** BEGIN **
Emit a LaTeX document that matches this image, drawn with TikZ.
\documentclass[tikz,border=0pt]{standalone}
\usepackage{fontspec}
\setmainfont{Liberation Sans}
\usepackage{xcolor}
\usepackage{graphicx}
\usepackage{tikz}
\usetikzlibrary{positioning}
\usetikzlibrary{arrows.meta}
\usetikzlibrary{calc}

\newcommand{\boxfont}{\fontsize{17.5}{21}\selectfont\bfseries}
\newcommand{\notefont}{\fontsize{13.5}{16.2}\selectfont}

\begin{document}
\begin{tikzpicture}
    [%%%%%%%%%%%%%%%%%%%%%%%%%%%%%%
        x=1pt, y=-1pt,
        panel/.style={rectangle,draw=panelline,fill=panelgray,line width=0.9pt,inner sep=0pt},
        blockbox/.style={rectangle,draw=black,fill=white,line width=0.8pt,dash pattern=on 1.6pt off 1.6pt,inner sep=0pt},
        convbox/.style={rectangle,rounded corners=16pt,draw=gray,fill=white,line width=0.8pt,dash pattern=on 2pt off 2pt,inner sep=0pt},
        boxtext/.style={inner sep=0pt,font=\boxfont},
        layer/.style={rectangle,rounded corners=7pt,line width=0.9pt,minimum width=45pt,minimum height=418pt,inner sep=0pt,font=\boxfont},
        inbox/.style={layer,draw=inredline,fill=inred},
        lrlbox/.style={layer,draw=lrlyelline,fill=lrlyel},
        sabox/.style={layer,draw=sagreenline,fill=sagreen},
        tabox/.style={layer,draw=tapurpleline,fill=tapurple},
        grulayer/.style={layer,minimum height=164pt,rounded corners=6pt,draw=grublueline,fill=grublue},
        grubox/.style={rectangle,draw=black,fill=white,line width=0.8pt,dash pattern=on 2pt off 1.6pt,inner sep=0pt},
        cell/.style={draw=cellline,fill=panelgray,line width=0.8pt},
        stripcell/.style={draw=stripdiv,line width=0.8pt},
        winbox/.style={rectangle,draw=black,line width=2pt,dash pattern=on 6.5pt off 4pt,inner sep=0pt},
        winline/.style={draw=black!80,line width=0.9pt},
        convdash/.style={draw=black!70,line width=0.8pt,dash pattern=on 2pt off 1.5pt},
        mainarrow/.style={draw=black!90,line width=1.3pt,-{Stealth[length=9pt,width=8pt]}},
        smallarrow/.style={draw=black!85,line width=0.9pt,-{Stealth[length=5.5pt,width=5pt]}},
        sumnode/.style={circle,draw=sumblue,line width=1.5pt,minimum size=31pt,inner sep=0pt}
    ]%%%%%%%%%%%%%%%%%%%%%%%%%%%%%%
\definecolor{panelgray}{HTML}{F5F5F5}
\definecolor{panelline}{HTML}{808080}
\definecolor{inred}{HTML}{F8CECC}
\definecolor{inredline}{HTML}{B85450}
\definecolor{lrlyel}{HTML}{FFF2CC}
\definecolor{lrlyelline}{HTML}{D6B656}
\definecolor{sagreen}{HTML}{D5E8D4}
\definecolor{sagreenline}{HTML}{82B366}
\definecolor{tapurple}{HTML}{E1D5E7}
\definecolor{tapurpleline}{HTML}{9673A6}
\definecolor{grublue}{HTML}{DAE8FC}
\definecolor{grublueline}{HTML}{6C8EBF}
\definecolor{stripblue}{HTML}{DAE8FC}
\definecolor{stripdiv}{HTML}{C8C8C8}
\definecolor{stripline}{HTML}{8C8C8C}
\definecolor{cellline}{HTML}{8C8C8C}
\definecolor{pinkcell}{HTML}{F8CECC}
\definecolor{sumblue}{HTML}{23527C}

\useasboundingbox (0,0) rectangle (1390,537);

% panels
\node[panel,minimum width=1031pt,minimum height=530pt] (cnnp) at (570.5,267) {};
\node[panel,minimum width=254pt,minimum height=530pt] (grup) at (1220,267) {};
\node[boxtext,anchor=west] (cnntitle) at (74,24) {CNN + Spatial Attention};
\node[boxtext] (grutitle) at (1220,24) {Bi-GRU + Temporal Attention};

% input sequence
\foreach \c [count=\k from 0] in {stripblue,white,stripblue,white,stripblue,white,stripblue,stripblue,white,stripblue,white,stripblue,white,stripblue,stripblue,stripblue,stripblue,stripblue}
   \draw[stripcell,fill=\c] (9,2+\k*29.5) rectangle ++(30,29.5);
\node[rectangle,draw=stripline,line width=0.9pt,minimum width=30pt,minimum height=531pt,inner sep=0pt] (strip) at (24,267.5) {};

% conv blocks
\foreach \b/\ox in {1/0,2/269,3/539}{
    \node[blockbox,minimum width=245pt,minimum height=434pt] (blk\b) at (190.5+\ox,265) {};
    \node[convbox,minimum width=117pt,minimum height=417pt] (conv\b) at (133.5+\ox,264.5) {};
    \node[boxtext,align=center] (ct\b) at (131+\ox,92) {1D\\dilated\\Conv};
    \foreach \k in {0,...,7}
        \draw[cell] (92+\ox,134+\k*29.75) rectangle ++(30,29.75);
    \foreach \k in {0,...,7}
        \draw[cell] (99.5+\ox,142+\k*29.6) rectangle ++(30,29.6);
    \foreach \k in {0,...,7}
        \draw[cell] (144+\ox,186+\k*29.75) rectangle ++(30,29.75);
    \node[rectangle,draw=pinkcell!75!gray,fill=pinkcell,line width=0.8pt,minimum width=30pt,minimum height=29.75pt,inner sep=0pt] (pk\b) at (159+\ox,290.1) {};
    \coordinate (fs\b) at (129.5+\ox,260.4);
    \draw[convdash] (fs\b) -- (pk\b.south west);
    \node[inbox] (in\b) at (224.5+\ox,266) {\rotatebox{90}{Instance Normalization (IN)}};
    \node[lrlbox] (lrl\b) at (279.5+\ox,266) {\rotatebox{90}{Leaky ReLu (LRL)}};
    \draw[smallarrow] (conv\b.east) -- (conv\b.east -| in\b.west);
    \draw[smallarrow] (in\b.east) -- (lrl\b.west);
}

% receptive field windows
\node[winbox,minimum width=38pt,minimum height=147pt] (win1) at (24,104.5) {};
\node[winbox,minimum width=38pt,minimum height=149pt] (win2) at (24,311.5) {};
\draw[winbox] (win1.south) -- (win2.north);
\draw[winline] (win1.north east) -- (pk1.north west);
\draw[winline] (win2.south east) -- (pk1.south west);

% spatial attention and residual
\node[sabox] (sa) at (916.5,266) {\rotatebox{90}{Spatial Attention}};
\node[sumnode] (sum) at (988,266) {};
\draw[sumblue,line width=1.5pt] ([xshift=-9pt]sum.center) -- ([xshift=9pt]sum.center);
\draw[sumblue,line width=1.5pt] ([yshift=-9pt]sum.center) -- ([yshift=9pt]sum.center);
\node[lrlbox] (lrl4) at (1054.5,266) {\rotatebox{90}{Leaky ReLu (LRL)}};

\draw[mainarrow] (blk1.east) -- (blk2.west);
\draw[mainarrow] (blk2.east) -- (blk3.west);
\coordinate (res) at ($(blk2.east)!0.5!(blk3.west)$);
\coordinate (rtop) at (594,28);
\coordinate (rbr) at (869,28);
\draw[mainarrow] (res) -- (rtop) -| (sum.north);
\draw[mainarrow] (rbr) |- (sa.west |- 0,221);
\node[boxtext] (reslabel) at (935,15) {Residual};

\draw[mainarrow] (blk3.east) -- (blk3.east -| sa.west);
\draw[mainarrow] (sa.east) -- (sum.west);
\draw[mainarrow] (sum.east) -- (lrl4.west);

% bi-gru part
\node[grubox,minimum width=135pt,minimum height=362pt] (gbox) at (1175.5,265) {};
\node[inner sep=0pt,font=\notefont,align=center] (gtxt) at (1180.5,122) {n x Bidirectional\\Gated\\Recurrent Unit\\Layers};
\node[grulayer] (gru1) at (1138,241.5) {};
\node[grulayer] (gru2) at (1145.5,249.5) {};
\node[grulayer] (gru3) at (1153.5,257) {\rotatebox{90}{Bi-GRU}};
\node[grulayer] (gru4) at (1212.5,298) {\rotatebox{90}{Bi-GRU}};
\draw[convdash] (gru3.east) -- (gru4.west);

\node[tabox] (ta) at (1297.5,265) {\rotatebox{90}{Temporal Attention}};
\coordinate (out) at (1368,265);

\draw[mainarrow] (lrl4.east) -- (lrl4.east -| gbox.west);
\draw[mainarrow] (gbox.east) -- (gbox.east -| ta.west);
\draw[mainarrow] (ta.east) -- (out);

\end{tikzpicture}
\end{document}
** END **
** BEGIN **
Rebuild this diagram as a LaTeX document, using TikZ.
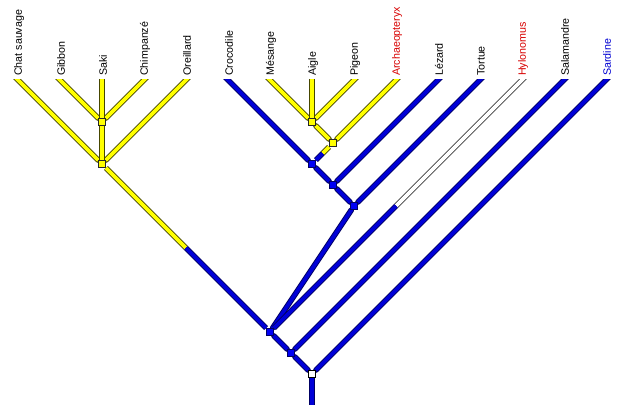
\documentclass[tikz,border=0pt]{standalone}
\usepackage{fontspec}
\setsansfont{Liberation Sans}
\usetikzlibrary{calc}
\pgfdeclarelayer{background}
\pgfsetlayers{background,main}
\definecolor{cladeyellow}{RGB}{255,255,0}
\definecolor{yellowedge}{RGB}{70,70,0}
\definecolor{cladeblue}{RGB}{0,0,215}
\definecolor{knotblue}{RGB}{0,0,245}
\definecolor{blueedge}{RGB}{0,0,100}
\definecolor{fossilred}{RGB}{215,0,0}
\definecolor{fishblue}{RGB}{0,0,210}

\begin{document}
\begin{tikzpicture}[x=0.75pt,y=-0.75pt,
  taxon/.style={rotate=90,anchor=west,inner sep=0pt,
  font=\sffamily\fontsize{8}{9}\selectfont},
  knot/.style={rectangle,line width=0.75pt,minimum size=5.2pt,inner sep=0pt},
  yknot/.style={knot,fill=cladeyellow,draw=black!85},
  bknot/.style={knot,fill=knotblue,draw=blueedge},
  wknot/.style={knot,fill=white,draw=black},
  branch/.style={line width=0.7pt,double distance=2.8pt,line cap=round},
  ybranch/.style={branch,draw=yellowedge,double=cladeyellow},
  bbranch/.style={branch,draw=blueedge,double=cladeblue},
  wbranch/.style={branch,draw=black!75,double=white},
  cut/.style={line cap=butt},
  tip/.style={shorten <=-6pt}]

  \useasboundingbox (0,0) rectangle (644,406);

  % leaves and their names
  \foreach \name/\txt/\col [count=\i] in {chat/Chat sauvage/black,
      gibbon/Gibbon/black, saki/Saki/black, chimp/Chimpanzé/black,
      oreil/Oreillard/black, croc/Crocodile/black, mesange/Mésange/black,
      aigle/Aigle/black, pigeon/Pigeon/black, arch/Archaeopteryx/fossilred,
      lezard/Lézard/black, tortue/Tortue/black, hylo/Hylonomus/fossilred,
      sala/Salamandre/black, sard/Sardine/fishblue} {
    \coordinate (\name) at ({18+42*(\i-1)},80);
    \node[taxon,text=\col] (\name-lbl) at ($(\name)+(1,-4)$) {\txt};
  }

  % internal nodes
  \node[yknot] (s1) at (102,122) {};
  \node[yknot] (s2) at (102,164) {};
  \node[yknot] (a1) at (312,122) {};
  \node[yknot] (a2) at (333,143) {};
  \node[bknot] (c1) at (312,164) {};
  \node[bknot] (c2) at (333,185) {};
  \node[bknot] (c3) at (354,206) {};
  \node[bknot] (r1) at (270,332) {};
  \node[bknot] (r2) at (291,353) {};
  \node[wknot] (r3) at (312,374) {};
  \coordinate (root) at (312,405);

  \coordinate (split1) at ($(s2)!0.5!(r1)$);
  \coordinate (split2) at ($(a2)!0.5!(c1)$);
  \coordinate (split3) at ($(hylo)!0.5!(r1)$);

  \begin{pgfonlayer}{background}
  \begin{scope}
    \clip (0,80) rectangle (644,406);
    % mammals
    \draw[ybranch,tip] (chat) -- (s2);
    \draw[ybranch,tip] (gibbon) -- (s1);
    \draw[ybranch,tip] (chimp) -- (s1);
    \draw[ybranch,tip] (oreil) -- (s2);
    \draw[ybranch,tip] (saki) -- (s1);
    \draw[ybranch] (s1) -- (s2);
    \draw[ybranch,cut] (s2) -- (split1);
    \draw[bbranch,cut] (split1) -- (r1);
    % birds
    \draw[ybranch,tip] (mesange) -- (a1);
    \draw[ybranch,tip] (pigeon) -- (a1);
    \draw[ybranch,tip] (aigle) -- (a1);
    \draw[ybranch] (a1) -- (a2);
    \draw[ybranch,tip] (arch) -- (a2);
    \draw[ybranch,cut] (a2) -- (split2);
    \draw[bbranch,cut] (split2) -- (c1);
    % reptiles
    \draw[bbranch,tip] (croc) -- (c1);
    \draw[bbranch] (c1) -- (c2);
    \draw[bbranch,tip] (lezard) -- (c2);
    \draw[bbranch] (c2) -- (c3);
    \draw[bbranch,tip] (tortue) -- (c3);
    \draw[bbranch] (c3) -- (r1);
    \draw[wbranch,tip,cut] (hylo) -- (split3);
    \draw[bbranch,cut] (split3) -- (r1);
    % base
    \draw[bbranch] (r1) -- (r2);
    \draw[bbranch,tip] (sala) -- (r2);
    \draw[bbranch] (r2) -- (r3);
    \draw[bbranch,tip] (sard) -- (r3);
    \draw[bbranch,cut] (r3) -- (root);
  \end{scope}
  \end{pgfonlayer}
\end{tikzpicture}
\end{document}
** END **
** BEGIN **
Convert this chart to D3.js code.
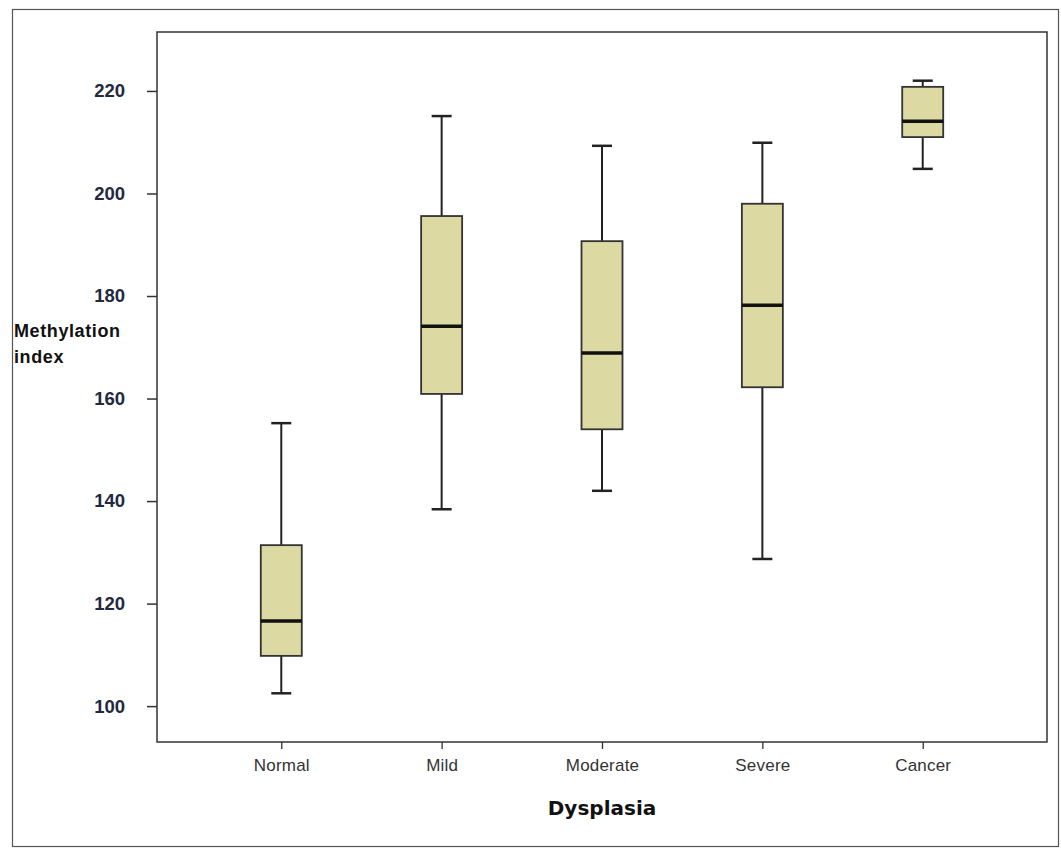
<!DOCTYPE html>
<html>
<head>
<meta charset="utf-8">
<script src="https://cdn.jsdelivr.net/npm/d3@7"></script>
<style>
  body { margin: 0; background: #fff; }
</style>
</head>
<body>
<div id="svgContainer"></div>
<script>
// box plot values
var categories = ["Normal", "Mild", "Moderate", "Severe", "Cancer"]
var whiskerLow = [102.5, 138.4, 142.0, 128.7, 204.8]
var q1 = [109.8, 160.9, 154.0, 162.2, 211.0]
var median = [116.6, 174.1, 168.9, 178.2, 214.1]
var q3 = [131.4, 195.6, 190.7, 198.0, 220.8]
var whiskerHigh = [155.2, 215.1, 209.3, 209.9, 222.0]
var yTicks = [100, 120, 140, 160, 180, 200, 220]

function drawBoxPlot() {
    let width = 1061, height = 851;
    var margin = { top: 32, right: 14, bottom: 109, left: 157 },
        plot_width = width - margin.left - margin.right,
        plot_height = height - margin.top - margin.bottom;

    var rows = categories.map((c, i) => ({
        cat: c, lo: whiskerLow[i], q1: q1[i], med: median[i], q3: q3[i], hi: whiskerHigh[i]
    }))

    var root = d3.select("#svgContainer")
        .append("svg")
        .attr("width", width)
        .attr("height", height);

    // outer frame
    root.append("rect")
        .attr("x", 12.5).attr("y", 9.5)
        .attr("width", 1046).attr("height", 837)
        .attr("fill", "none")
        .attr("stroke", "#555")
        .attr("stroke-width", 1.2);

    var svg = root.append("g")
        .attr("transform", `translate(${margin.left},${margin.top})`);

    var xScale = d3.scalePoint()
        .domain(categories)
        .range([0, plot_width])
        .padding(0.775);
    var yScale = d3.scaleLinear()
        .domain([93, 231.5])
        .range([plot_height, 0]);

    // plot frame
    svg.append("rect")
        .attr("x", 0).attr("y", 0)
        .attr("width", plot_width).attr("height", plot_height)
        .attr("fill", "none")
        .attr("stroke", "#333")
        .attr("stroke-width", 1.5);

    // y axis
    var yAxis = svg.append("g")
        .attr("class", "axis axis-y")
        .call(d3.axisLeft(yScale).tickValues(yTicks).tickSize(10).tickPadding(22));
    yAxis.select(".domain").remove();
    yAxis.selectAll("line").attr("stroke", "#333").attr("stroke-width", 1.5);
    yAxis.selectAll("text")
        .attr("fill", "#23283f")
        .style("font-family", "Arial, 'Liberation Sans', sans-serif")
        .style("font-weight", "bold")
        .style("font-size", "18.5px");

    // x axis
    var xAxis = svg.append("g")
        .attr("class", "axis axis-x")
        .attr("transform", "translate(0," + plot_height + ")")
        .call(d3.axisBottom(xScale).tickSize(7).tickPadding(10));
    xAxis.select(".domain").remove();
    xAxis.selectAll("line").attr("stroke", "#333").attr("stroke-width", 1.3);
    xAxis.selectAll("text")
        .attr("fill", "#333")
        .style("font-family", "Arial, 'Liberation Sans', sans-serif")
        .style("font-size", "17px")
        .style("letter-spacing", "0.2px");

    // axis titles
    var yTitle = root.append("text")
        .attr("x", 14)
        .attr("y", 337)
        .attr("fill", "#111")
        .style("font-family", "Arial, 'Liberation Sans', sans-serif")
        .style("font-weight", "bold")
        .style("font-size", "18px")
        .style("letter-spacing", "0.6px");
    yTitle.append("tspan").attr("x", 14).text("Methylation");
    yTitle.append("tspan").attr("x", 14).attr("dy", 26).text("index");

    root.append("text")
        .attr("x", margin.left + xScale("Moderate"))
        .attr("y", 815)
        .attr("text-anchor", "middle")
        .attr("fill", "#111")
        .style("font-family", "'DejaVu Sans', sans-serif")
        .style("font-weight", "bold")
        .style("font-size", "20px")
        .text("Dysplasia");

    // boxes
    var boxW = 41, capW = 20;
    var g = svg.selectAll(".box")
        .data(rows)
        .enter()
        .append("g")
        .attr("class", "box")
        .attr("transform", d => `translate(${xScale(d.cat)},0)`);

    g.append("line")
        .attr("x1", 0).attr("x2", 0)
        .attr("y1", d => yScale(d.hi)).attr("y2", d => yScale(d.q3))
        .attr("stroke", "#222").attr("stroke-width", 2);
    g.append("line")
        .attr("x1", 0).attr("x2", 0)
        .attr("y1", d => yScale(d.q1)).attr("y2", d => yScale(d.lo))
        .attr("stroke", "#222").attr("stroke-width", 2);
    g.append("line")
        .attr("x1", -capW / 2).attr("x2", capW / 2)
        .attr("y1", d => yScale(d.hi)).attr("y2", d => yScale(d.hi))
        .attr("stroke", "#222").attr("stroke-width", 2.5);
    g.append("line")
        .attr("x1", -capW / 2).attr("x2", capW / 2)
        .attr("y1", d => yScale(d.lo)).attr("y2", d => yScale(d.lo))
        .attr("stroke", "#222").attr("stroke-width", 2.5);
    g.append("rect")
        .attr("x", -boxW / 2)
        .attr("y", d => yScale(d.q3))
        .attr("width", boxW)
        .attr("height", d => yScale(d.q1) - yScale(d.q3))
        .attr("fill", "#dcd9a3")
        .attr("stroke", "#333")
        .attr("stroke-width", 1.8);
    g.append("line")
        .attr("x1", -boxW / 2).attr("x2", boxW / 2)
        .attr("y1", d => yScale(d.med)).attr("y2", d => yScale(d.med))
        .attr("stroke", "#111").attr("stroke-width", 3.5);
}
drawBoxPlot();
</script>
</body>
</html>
** END **
[Short task]
Start at the line with "Rebuild this diagram", stop at the line with "(0,0) rectangle (644,406);", both lines included, and repeat that span exactly without its pictures.

[Right answer]
Rebuild this diagram as a LaTeX document, using TikZ.
\documentclass[tikz,border=0pt]{standalone}
\usepackage{fontspec}
\setsansfont{Liberation Sans}
\usetikzlibrary{calc}
\pgfdeclarelayer{background}
\pgfsetlayers{background,main}
\definecolor{cladeyellow}{RGB}{255,255,0}
\definecolor{yellowedge}{RGB}{70,70,0}
\definecolor{cladeblue}{RGB}{0,0,215}
\definecolor{knotblue}{RGB}{0,0,245}
\definecolor{blueedge}{RGB}{0,0,100}
\definecolor{fossilred}{RGB}{215,0,0}
\definecolor{fishblue}{RGB}{0,0,210}

\begin{document}
\begin{tikzpicture}[x=0.75pt,y=-0.75pt,
  taxon/.style={rotate=90,anchor=west,inner sep=0pt,
  font=\sffamily\fontsize{8}{9}\selectfont},
  knot/.style={rectangle,line width=0.75pt,minimum size=5.2pt,inner sep=0pt},
  yknot/.style={knot,fill=cladeyellow,draw=black!85},
  bknot/.style={knot,fill=knotblue,draw=blueedge},
  wknot/.style={knot,fill=white,draw=black},
  branch/.style={line width=0.7pt,double distance=2.8pt,line cap=round},
  ybranch/.style={branch,draw=yellowedge,double=cladeyellow},
  bbranch/.style={branch,draw=blueedge,double=cladeblue},
  wbranch/.style={branch,draw=black!75,double=white},
  cut/.style={line cap=butt},
  tip/.style={shorten <=-6pt}]

  \useasboundingbox (0,0) rectangle (644,406);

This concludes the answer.